* [TASK REQUIREMENTS]
Set down the data below without change, skipping the pictures it holds.

* [RECORDED DATA]
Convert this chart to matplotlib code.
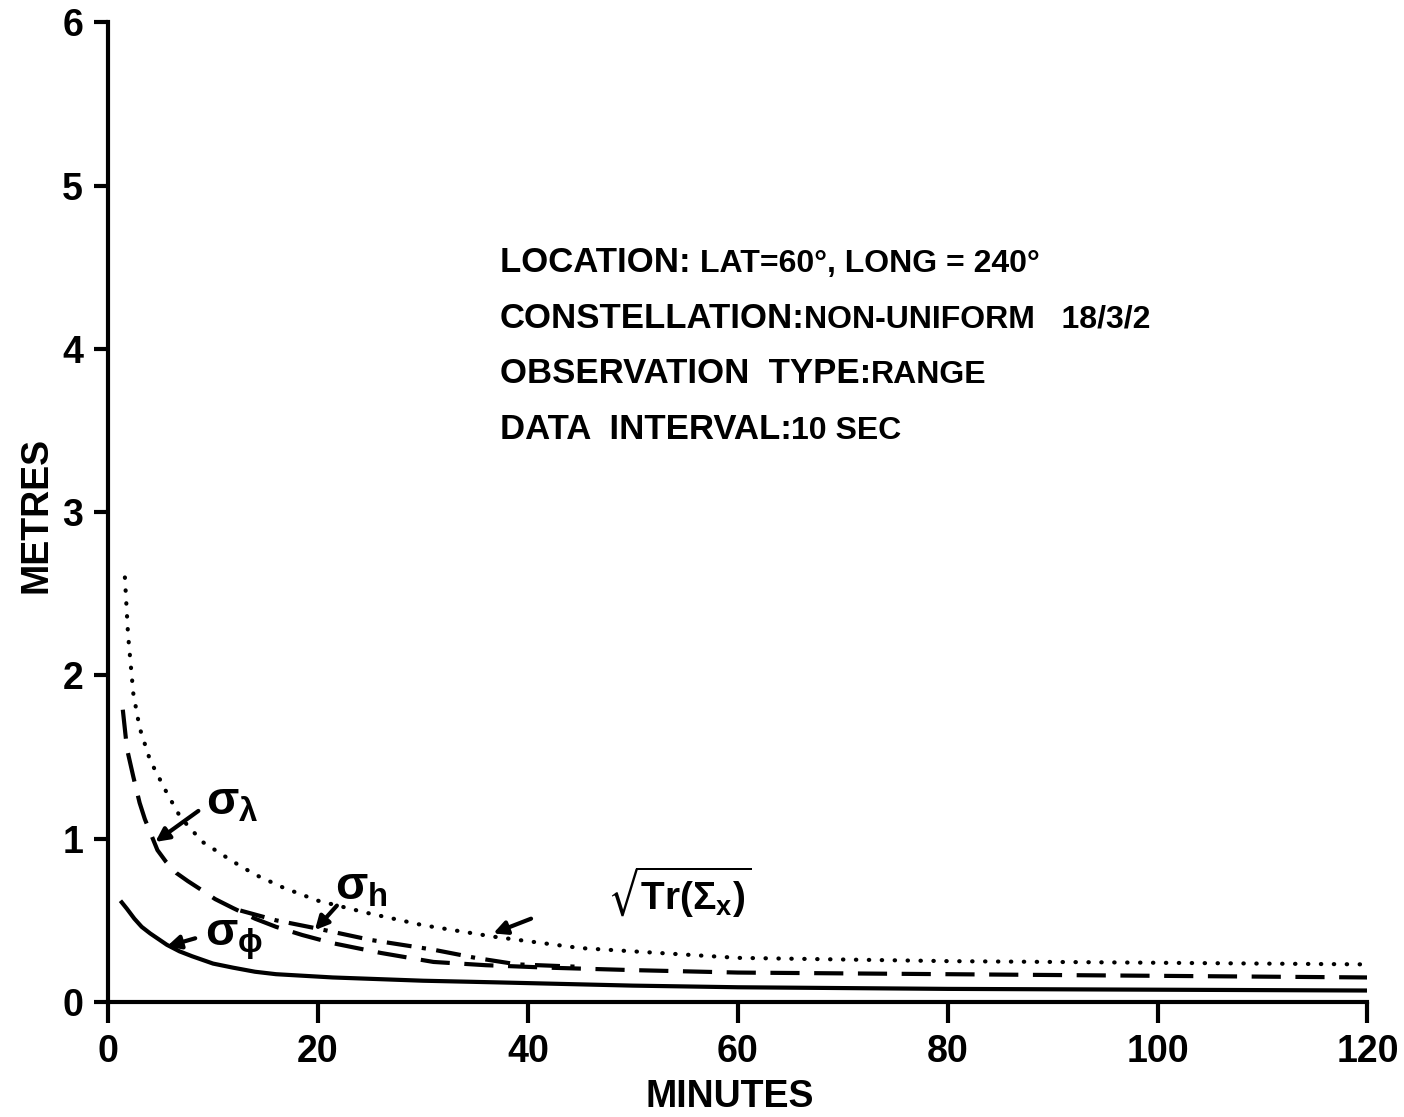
import numpy as np
import matplotlib
matplotlib.use('Agg')
import matplotlib.pyplot as plt

plt.rcParams['font.family'] = ['Liberation Sans', 'DejaVu Sans']
plt.rcParams['font.weight'] = 'bold'
plt.rcParams['mathtext.default'] = 'regular'

# values (minutes, metres)
trace_t = [1.6, 1.9, 2.4, 3.0, 4.0, 5.6, 6.9, 9.0, 11.9, 14.0, 16.7, 20.0, 24.7, 30.0, 36.7, 45.0, 60.0, 80.0, 100.0, 120.0]
trace_m = [2.6, 2.25, 1.89, 1.68, 1.48, 1.28, 1.13, 0.98, 0.86, 0.78, 0.70, 0.62, 0.545, 0.47, 0.40, 0.33, 0.27, 0.25, 0.24, 0.23]

lam_t = [1.4, 1.8, 2.4, 3.0, 3.5, 4.7, 5.5, 6.5, 7.6, 8.8, 10.2, 11.9, 14.0, 16.0, 18.5, 21.4, 26.0, 31.0, 36.0, 41.9, 50.0, 60.0, 80.0, 100.0, 120.0]
lam_m = [1.79, 1.55, 1.38, 1.22, 1.12, 0.93, 0.86, 0.79, 0.74, 0.69, 0.63, 0.575, 0.51, 0.46, 0.41, 0.36, 0.30, 0.245, 0.225, 0.21, 0.195, 0.18, 0.17, 0.16, 0.15]

h_t = [12.6, 16.0, 19.9, 25.0, 31.0, 35.0, 39.0, 45.0]
h_m = [0.56, 0.50, 0.45, 0.38, 0.32, 0.27, 0.23, 0.215]

phi_t = [1.3, 1.8, 2.5, 3.2, 4.0, 4.8, 5.6, 6.8, 8.0, 10.0, 11.9, 14.0, 16.0, 21.4, 30.0, 37.0, 50.0, 60.0, 80.0, 100.0, 120.0]
phi_m = [0.61, 0.57, 0.51, 0.46, 0.42, 0.385, 0.35, 0.31, 0.28, 0.235, 0.21, 0.185, 0.17, 0.15, 0.13, 0.12, 0.10, 0.09, 0.08, 0.075, 0.07]

info_heads = ['LOCATION: ', 'CONSTELLATION:', 'OBSERVATION  TYPE:', 'DATA  INTERVAL:']
info_vals = ['LAT=60°, LONG = 240°', 'NON-UNIFORM   18/3/2', 'RANGE', '10 SEC']
info_y = [4.47, 4.13, 3.79, 3.45]

fig = plt.figure(figsize=(14.04, 11.17), dpi=100)
ax = fig.add_axes([0.077, 0.103, 0.897, 0.877])

lw = 3
ax.plot(trace_t, trace_m, color='black', lw=lw, linestyle=(0, (0.1, 3.0)), dash_capstyle='round')
ax.plot(lam_t, lam_m, color='black', lw=lw, linestyle=(0, (7, 3.5)))
ax.plot(h_t, h_m, color='black', lw=lw, linestyle=(0, (6, 2.5, 1, 2.5)))
ax.plot(phi_t, phi_m, color='black', lw=lw, linestyle='-')

ax.set_xlim(0, 120)
ax.set_ylim(0, 6)
ax.set_xticks([0, 20, 40, 60, 80, 100, 120])
ax.set_yticks([0, 1, 2, 3, 4, 5, 6])
ax.tick_params(axis='x', direction='out', length=15, width=3, labelsize=27, pad=8)
ax.tick_params(axis='y', direction='out', length=10, width=3, labelsize=27, pad=8)
for lab in ax.get_xticklabels() + ax.get_yticklabels():
    lab.set_fontweight('bold')
for s in ['top', 'right']:
    ax.spines[s].set_visible(False)
for s in ['left', 'bottom']:
    ax.spines[s].set_linewidth(3)

ax.set_xlabel('MINUTES', fontsize=27, fontweight='bold', va='center')
ax.set_ylabel('METRES', fontsize=27, fontweight='bold', va='center')
ax.xaxis.set_label_coords(0.494, -0.097)
ax.yaxis.set_label_coords(-0.057, 0.497)

for head, val, y in zip(info_heads, info_vals, info_y):
    t1 = ax.text(37.3, y, head, fontsize=25, fontweight='bold', va='baseline', ha='left')
    ax.annotate(val, xy=(1, 0), xycoords=t1, fontsize=23, fontweight='bold',
                va='bottom', ha='left')

arrow = dict(arrowstyle='-|>', color='black', lw=3, mutation_scale=20, shrinkA=0, shrinkB=0)
ax.annotate('', xy=(4.5, 0.98), xytext=(8.6, 1.17), arrowprops=arrow)
ax.annotate('', xy=(19.7, 0.44), xytext=(21.8, 0.59), arrowprops=arrow)
ax.annotate('', xy=(5.6, 0.34), xytext=(8.3, 0.39), arrowprops=arrow)
ax.annotate('', xy=(36.7, 0.42), xytext=(40.3, 0.51), arrowprops=arrow)

ax.text(9.3, 1.22, r'$\sigma_\lambda$', fontsize=34, ha='left', va='center')
ax.text(21.6, 0.70, r'$\sigma_h$', fontsize=34, ha='left', va='center')
ax.text(9.2, 0.38, r'$\sigma_\phi$', fontsize=34, ha='left', va='center')
ax.text(47.6, 0.67, r'$\sqrt{Tr(\Sigma_x)}$', fontsize=28, ha='left', va='center')

fig.savefig('out.png', dpi=100)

* [FULL OUTPUT]
Convert this chart to matplotlib code.
import numpy as np
import matplotlib
matplotlib.use('Agg')
import matplotlib.pyplot as plt

plt.rcParams['font.family'] = ['Liberation Sans', 'DejaVu Sans']
plt.rcParams['font.weight'] = 'bold'
plt.rcParams['mathtext.default'] = 'regular'

# values (minutes, metres)
trace_t = [1.6, 1.9, 2.4, 3.0, 4.0, 5.6, 6.9, 9.0, 11.9, 14.0, 16.7, 20.0, 24.7, 30.0, 36.7, 45.0, 60.0, 80.0, 100.0, 120.0]
trace_m = [2.6, 2.25, 1.89, 1.68, 1.48, 1.28, 1.13, 0.98, 0.86, 0.78, 0.70, 0.62, 0.545, 0.47, 0.40, 0.33, 0.27, 0.25, 0.24, 0.23]

lam_t = [1.4, 1.8, 2.4, 3.0, 3.5, 4.7, 5.5, 6.5, 7.6, 8.8, 10.2, 11.9, 14.0, 16.0, 18.5, 21.4, 26.0, 31.0, 36.0, 41.9, 50.0, 60.0, 80.0, 100.0, 120.0]
lam_m = [1.79, 1.55, 1.38, 1.22, 1.12, 0.93, 0.86, 0.79, 0.74, 0.69, 0.63, 0.575, 0.51, 0.46, 0.41, 0.36, 0.30, 0.245, 0.225, 0.21, 0.195, 0.18, 0.17, 0.16, 0.15]

h_t = [12.6, 16.0, 19.9, 25.0, 31.0, 35.0, 39.0, 45.0]
h_m = [0.56, 0.50, 0.45, 0.38, 0.32, 0.27, 0.23, 0.215]

phi_t = [1.3, 1.8, 2.5, 3.2, 4.0, 4.8, 5.6, 6.8, 8.0, 10.0, 11.9, 14.0, 16.0, 21.4, 30.0, 37.0, 50.0, 60.0, 80.0, 100.0, 120.0]
phi_m = [0.61, 0.57, 0.51, 0.46, 0.42, 0.385, 0.35, 0.31, 0.28, 0.235, 0.21, 0.185, 0.17, 0.15, 0.13, 0.12, 0.10, 0.09, 0.08, 0.075, 0.07]

info_heads = ['LOCATION: ', 'CONSTELLATION:', 'OBSERVATION  TYPE:', 'DATA  INTERVAL:']
info_vals = ['LAT=60°, LONG = 240°', 'NON-UNIFORM   18/3/2', 'RANGE', '10 SEC']
info_y = [4.47, 4.13, 3.79, 3.45]

fig = plt.figure(figsize=(14.04, 11.17), dpi=100)
ax = fig.add_axes([0.077, 0.103, 0.897, 0.877])

lw = 3
ax.plot(trace_t, trace_m, color='black', lw=lw, linestyle=(0, (0.1, 3.0)), dash_capstyle='round')
ax.plot(lam_t, lam_m, color='black', lw=lw, linestyle=(0, (7, 3.5)))
ax.plot(h_t, h_m, color='black', lw=lw, linestyle=(0, (6, 2.5, 1, 2.5)))
ax.plot(phi_t, phi_m, color='black', lw=lw, linestyle='-')

ax.set_xlim(0, 120)
ax.set_ylim(0, 6)
ax.set_xticks([0, 20, 40, 60, 80, 100, 120])
ax.set_yticks([0, 1, 2, 3, 4, 5, 6])
ax.tick_params(axis='x', direction='out', length=15, width=3, labelsize=27, pad=8)
ax.tick_params(axis='y', direction='out', length=10, width=3, labelsize=27, pad=8)
for lab in ax.get_xticklabels() + ax.get_yticklabels():
    lab.set_fontweight('bold')
for s in ['top', 'right']:
    ax.spines[s].set_visible(False)
for s in ['left', 'bottom']:
    ax.spines[s].set_linewidth(3)

ax.set_xlabel('MINUTES', fontsize=27, fontweight='bold', va='center')
ax.set_ylabel('METRES', fontsize=27, fontweight='bold', va='center')
ax.xaxis.set_label_coords(0.494, -0.097)
ax.yaxis.set_label_coords(-0.057, 0.497)

for head, val, y in zip(info_heads, info_vals, info_y):
    t1 = ax.text(37.3, y, head, fontsize=25, fontweight='bold', va='baseline', ha='left')
    ax.annotate(val, xy=(1, 0), xycoords=t1, fontsize=23, fontweight='bold',
                va='bottom', ha='left')

arrow = dict(arrowstyle='-|>', color='black', lw=3, mutation_scale=20, shrinkA=0, shrinkB=0)
ax.annotate('', xy=(4.5, 0.98), xytext=(8.6, 1.17), arrowprops=arrow)
ax.annotate('', xy=(19.7, 0.44), xytext=(21.8, 0.59), arrowprops=arrow)
ax.annotate('', xy=(5.6, 0.34), xytext=(8.3, 0.39), arrowprops=arrow)
ax.annotate('', xy=(36.7, 0.42), xytext=(40.3, 0.51), arrowprops=arrow)

ax.text(9.3, 1.22, r'$\sigma_\lambda$', fontsize=34, ha='left', va='center')
ax.text(21.6, 0.70, r'$\sigma_h$', fontsize=34, ha='left', va='center')
ax.text(9.2, 0.38, r'$\sigma_\phi$', fontsize=34, ha='left', va='center')
ax.text(47.6, 0.67, r'$\sqrt{Tr(\Sigma_x)}$', fontsize=28, ha='left', va='center')

fig.savefig('out.png', dpi=100)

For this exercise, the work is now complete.